Like almost all of Saki's stories, "The Interlopers" has a darkly ironic ending. Just as Ulrich and Georg choose to end their feud and work together toward their mutual rescue, their teamwork results in summoning the wolves. Saki's ending implies that the men are killed by the wolves instead of being rescued by their men. The ending serves multiple purposes rather than simply being a stylistic choice on Saki's part. Below are several interpretations.
1. Even though the men appear to become friends, right before Ulrich sees that their "rescuers" are wolves, the two men continue to focus on whose men will rescue them. Georg keeps asking Ulrich if he can make out whose men are on their way, implying that he is still in competition with Ulrich. Thus, Saki demonstrates that Georg and Ulrich most likely would have gone back to their old feuding ways if they had been rescued by each other's men.
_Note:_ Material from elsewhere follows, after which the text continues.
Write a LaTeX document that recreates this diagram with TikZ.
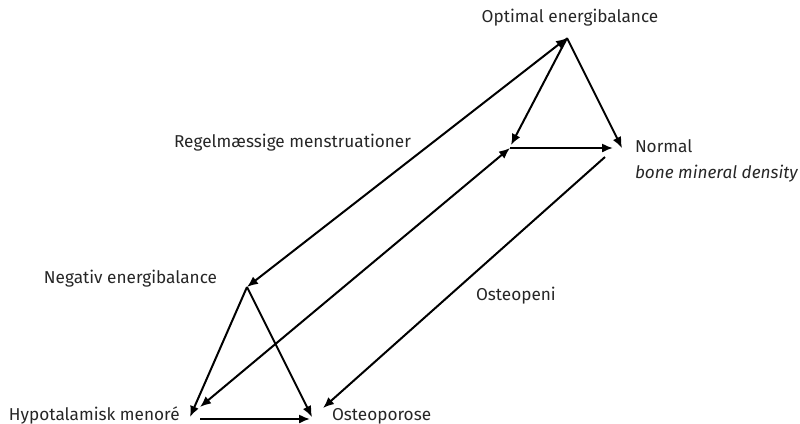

2. The men presumably die on the very land over which they had fought for decades. Saki, no doubt, chooses this setting for their deaths to illustrate the futility of fighting over possessions. In the end, neither man will be alive to lay claim to the land.
3. Finally, it is fitting that the author chooses "wolves" to kill the men. For as Ulrich and Georg lie trapped under the tree, agreeing to be friends, one has to wonder which--if not both--of them is the "wolf in sheep's clothing" who will turn on the other as soon as they are rescued.